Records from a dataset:
::::::::::

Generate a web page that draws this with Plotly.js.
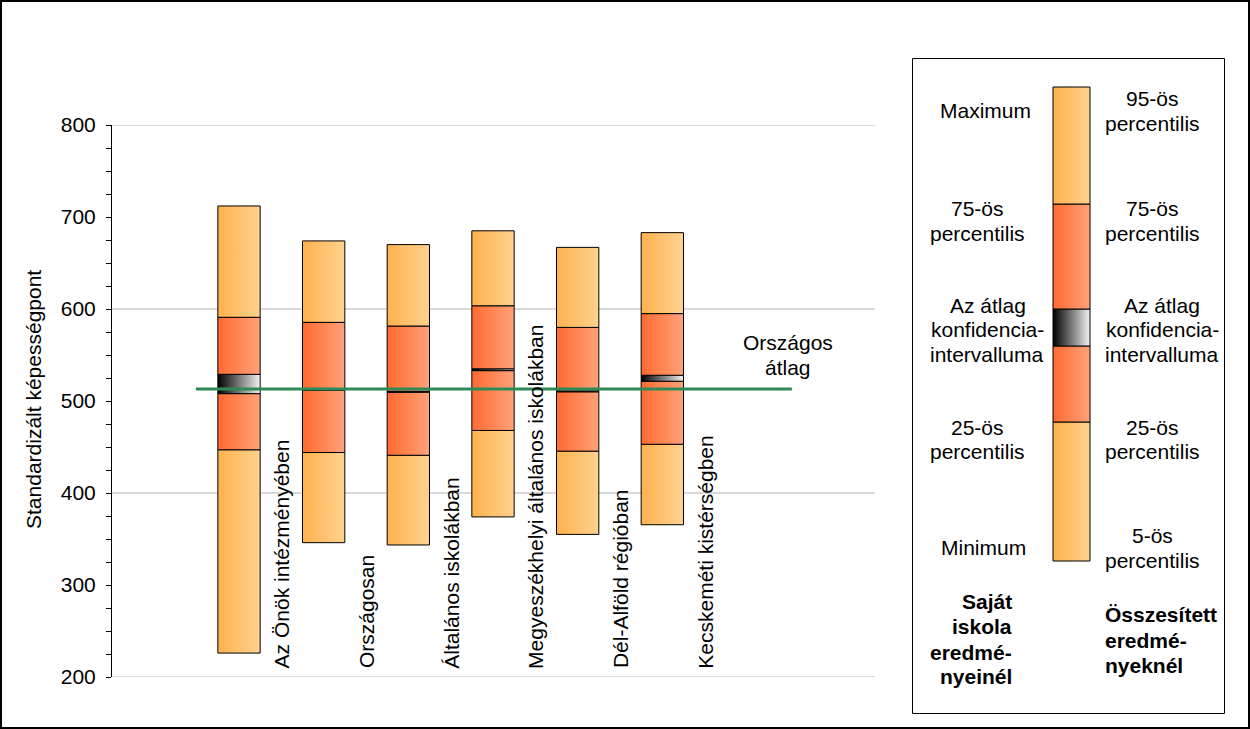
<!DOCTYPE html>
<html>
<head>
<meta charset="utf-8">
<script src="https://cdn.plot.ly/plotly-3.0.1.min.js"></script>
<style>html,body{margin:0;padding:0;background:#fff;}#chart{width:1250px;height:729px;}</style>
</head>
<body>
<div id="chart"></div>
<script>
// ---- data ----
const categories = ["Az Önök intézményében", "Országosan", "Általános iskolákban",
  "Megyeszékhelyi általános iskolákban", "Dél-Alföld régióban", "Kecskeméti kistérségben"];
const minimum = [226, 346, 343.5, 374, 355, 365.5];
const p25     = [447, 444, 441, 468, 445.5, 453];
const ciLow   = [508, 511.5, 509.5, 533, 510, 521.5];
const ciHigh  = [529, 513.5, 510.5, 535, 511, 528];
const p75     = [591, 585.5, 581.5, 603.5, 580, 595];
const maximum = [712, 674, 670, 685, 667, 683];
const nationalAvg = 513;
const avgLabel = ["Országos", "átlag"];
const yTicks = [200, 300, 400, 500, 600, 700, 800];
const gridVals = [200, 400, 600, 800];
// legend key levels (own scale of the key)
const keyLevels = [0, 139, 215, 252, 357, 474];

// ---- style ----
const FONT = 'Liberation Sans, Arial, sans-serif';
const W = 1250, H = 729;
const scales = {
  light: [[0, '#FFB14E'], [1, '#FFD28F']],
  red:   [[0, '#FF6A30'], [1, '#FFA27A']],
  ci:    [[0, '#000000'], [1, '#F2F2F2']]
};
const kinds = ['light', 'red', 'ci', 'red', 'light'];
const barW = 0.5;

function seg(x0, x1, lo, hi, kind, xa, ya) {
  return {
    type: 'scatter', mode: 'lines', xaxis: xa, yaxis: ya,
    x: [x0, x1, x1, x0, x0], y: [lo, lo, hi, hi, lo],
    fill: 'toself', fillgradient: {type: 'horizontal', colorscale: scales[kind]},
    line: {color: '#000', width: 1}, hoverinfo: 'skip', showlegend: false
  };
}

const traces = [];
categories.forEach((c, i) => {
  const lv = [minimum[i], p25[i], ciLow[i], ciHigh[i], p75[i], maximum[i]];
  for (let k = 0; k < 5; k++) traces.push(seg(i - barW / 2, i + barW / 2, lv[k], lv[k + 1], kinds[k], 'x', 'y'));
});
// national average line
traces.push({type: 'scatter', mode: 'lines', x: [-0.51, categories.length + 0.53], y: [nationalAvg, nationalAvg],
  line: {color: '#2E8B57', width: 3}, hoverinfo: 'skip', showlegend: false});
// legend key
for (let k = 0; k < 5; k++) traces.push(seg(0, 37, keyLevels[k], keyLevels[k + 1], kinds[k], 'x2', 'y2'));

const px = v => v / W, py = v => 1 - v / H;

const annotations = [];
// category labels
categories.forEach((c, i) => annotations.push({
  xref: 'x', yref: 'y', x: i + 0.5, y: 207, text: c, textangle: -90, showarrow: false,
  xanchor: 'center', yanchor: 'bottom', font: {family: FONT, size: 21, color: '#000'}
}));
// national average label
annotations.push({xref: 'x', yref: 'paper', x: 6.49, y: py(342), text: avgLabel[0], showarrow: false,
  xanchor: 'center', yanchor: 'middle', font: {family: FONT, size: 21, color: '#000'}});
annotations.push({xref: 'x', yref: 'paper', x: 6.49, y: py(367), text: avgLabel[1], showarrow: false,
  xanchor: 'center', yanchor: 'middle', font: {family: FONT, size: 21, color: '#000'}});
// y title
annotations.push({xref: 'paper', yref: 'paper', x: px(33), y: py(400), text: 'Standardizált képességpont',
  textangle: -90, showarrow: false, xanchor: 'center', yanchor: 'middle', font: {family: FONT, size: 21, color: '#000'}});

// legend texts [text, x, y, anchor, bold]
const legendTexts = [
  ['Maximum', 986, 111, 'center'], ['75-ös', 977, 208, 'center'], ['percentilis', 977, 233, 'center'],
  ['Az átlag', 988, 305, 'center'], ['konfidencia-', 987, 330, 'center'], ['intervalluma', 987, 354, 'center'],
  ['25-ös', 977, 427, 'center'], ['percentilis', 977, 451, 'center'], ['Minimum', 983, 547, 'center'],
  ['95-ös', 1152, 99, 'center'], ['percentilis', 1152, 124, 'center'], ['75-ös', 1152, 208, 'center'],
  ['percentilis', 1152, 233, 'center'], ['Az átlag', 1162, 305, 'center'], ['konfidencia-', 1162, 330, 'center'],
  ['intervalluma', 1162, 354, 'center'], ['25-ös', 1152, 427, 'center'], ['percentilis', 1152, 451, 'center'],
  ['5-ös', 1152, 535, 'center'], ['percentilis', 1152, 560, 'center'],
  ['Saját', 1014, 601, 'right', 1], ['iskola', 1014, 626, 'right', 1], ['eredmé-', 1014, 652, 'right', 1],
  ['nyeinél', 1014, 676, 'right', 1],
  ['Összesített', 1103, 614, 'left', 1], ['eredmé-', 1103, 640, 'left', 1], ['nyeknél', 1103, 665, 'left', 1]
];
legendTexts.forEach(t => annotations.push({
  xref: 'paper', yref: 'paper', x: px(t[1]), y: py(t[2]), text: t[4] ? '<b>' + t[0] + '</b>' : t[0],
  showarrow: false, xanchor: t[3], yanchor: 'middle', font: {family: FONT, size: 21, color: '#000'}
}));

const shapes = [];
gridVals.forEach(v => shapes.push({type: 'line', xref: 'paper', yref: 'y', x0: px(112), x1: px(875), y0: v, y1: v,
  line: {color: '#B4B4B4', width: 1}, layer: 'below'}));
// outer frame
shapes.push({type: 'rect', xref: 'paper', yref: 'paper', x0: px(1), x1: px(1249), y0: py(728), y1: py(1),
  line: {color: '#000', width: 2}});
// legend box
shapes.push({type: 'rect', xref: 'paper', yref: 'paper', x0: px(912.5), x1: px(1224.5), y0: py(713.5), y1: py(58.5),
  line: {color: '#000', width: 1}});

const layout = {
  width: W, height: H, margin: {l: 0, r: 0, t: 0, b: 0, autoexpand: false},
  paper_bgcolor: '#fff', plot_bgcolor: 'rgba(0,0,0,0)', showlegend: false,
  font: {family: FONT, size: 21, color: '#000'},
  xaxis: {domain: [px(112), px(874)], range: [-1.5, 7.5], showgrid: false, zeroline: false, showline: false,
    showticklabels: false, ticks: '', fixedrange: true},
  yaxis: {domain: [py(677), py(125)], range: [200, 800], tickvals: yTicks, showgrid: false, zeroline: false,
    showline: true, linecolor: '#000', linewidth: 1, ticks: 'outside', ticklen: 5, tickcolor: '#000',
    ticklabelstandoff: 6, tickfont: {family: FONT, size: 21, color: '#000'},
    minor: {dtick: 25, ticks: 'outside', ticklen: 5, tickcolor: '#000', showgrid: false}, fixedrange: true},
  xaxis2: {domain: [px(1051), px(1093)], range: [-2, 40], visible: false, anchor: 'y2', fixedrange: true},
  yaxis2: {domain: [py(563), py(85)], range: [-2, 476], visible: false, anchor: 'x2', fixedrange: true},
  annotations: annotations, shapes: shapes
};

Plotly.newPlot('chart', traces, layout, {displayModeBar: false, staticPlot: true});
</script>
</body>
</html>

::::::::::

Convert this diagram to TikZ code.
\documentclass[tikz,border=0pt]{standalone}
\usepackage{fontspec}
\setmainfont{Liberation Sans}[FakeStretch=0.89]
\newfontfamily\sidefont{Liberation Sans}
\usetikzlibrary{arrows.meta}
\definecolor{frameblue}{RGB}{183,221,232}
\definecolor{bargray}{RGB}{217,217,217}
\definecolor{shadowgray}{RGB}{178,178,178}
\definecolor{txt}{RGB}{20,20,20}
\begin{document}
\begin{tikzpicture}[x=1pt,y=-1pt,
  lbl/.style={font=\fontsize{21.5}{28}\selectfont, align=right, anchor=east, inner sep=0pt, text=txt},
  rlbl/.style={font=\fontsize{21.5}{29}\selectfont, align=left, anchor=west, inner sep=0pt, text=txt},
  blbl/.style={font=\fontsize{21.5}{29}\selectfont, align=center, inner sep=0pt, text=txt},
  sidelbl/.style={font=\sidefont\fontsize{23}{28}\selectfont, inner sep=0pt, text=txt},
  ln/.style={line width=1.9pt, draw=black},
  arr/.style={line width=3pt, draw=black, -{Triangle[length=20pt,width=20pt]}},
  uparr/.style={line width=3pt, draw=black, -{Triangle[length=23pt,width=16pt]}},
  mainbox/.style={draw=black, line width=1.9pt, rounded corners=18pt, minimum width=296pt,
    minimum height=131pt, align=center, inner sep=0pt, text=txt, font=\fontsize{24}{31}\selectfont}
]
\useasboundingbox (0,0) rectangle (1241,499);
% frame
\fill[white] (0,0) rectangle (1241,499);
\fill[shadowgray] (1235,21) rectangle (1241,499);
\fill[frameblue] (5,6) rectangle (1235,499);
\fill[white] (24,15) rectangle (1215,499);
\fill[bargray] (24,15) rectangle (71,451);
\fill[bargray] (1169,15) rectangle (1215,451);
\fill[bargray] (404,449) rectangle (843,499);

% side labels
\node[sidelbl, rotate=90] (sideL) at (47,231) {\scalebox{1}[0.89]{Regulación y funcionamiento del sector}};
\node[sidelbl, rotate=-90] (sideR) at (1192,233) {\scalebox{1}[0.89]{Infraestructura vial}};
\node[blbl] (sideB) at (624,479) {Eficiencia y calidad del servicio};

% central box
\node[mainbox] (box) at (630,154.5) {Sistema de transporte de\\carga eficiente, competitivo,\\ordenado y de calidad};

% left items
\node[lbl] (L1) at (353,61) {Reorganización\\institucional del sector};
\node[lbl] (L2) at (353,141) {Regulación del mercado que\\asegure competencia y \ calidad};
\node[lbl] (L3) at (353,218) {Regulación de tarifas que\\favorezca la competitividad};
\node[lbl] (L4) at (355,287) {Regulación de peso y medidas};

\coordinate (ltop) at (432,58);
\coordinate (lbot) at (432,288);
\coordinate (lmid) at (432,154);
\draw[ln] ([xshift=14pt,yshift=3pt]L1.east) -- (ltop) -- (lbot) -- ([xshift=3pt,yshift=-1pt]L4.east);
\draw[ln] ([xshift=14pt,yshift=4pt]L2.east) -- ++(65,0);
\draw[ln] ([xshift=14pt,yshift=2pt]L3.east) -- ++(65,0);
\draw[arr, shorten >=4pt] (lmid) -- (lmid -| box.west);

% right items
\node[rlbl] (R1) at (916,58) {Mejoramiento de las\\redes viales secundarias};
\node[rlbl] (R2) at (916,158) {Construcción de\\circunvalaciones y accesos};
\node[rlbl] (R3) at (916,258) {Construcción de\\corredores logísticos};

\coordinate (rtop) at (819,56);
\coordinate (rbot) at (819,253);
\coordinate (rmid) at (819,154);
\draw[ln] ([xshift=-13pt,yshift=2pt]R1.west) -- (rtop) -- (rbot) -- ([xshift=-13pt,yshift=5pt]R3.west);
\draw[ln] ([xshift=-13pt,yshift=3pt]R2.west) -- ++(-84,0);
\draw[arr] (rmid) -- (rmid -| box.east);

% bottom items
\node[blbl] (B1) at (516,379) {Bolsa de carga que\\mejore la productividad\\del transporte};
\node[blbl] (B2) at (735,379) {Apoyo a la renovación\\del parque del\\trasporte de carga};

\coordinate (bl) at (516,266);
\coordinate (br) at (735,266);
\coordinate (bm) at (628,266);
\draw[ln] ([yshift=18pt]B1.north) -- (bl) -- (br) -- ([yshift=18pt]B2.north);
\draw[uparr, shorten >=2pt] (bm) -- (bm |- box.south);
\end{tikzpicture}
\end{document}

::::::::::

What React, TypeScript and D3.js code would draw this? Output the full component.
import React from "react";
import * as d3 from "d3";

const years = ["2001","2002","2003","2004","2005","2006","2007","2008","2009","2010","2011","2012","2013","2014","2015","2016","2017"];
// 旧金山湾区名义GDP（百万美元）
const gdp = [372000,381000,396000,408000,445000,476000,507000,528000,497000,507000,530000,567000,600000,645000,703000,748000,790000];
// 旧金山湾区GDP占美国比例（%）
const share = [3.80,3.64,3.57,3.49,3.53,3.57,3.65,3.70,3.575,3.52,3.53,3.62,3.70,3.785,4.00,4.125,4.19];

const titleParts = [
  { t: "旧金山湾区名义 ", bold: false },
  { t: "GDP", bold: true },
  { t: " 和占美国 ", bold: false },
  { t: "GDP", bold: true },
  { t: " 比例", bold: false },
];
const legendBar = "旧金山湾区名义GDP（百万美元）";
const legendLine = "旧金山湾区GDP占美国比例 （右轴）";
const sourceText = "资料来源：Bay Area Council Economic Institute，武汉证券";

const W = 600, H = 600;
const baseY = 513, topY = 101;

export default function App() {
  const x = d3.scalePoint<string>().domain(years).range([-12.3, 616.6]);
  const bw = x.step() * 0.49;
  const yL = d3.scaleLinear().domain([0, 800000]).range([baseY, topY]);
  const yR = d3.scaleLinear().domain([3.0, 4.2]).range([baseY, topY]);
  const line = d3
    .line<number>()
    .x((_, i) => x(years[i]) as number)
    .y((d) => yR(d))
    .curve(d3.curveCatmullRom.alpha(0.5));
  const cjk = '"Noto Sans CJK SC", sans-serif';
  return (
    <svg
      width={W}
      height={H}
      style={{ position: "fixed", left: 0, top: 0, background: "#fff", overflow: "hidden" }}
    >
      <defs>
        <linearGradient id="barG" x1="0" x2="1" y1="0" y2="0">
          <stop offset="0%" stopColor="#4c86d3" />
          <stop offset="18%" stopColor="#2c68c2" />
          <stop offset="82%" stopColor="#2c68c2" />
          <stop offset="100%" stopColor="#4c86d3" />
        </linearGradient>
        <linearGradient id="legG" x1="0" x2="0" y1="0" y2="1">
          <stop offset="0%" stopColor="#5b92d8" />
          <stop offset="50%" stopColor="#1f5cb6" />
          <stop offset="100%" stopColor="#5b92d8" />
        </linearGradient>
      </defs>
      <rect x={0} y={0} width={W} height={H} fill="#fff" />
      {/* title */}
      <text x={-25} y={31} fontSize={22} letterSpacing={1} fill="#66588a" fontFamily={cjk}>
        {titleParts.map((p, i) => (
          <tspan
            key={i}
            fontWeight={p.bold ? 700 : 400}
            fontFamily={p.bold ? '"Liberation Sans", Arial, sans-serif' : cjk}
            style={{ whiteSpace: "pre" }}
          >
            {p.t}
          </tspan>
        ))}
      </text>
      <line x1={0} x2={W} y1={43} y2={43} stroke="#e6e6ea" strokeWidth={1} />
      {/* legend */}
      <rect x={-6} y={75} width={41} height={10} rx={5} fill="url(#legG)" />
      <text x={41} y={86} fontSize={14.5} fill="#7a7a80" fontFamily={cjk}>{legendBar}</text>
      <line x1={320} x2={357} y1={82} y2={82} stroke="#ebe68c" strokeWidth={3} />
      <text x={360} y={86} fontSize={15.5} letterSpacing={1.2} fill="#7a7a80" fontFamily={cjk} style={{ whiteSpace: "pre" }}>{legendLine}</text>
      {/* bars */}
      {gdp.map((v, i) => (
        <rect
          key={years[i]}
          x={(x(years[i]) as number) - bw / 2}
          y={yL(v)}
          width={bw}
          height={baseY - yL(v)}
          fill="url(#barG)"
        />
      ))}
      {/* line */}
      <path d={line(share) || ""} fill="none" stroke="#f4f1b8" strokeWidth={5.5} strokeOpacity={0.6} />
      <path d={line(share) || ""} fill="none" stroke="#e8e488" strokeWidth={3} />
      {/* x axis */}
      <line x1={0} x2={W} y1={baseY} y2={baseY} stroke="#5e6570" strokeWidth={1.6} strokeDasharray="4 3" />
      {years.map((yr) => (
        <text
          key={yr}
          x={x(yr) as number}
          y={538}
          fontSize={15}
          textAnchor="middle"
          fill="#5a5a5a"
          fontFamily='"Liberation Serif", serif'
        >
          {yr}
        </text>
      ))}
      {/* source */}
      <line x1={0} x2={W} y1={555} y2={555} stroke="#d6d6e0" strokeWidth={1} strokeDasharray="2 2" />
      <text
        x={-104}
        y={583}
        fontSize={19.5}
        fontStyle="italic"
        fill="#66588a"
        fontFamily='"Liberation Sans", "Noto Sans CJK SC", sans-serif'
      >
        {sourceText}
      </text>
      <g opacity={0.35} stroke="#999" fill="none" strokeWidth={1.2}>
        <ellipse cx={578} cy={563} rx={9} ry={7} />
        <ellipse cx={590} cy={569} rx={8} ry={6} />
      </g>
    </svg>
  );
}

::::::::::

#### [YOUR INSTRUCTIONS]
In the listing above, find the line with "Generate a web" and the line with "const keyLevels = [0, 139, 215, 252, 357, 474];". Set down exactly those lines and everything between them, skipping pictures.

#### [SOLUTION TO THIS EXERCISE]
Generate a web page that draws this with Plotly.js.
<!DOCTYPE html>
<html>
<head>
<meta charset="utf-8">
<script src="https://cdn.plot.ly/plotly-3.0.1.min.js"></script>
<style>html,body{margin:0;padding:0;background:#fff;}#chart{width:1250px;height:729px;}</style>
</head>
<body>
<div id="chart"></div>
<script>
// ---- data ----
const categories = ["Az Önök intézményében", "Országosan", "Általános iskolákban",
  "Megyeszékhelyi általános iskolákban", "Dél-Alföld régióban", "Kecskeméti kistérségben"];
const minimum = [226, 346, 343.5, 374, 355, 365.5];
const p25     = [447, 444, 441, 468, 445.5, 453];
const ciLow   = [508, 511.5, 509.5, 533, 510, 521.5];
const ciHigh  = [529, 513.5, 510.5, 535, 511, 528];
const p75     = [591, 585.5, 581.5, 603.5, 580, 595];
const maximum = [712, 674, 670, 685, 667, 683];
const nationalAvg = 513;
const avgLabel = ["Országos", "átlag"];
const yTicks = [200, 300, 400, 500, 600, 700, 800];
const gridVals = [200, 400, 600, 800];
// legend key levels (own scale of the key)
const keyLevels = [0, 139, 215, 252, 357, 474];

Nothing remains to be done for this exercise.